Truckers believe there are some simple solutions to help the industry quickly target carbon emissions with government support.

Transporting New Zealand CEO Nick Leggett

Transporting New Zealand chief executive Nick Leggett Photo: RNZ / Angus Dreaver

Ia Ara Aotearoa, Transporting New Zealand, chief executive Nick Leggett told Morning Report using larger trucks would mean fewer vehicles on the road and better digital technologies could streamline transport.

"For heavy trucking particularly, the challenge is that the zero emission technologies for heavy trucks don't exist right now, they may in the next five or 10 years on a larger scale but we actually can't afford to wait that long."

Leggett said the government needed to incentivise things like low and zero carbon fuels like seen that with biodiesel mandate introduced last year.

"If every diesel vehicle in New Zealand was able to link into that, there'd be a 4 or 5 percent reduction in emissions immediately."

A number of other potential solutions Leggett suggests include energy-efficient driving, more efficient logistics, such as using technology to ensure freight trucks are not going around empty, and bringing in eco-trucks, which are larger but carry more freight.

'It won't be a silver bullet' solution - DairyNZ

DairyNZ chief executive Tim Mackle told Morning Report the plan to get farmers to reduce emissions (He Waka Eke Noa) would be through to the minister in May.

DairyNZ chief executive Tim Mackle.

DairyNZ chief executive Tim Mackle. Photo: RNZ / Alexa Cook

"We've been out to consult with farmers, we've got wonderful feedback from them and some real consistent themes."

But there are different views Mackle said, with rural lobby group Groundswell NZ Farmers criticising potential levies.

Mackle said there was nothing final yet.

"I can't think of an example in our history where the whole of the primary sector has worked on a big challenge like this ... so we've got to do this jointly, it's not all about dairy.

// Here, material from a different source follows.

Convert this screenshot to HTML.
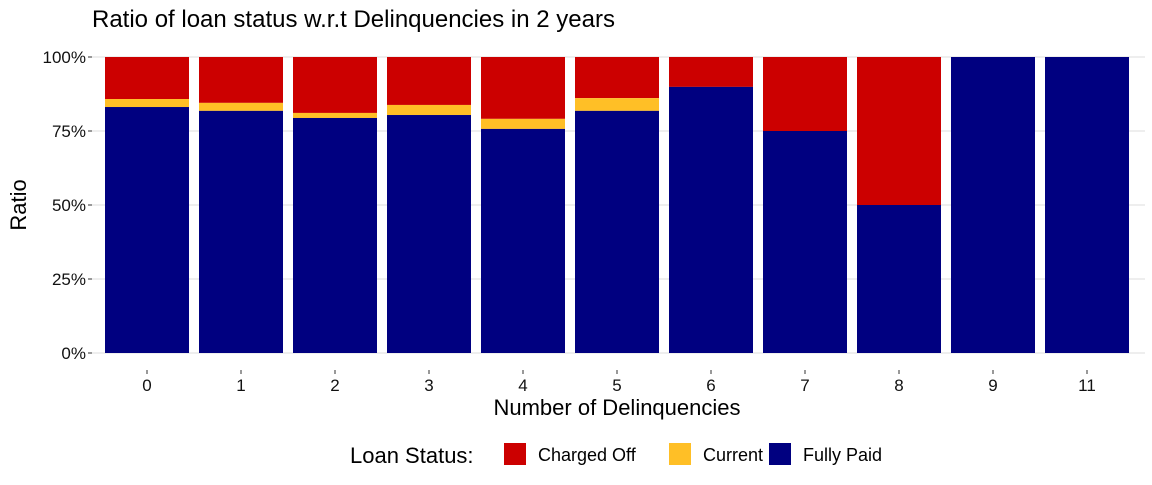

"We've got to keep talking and we absolutely want to hear from Groundswell ourselves, as long as it's constructive and when it comes I guess heated towards misinformation that's when we've got to speak out."

He said New Zealanders were already world-leading in efficiency and how we produce food but acknowledged it was not enough.

"It won't be a silver bullet and let's be clear about that. It'll be the sum total of a bunch of different things we're going to do."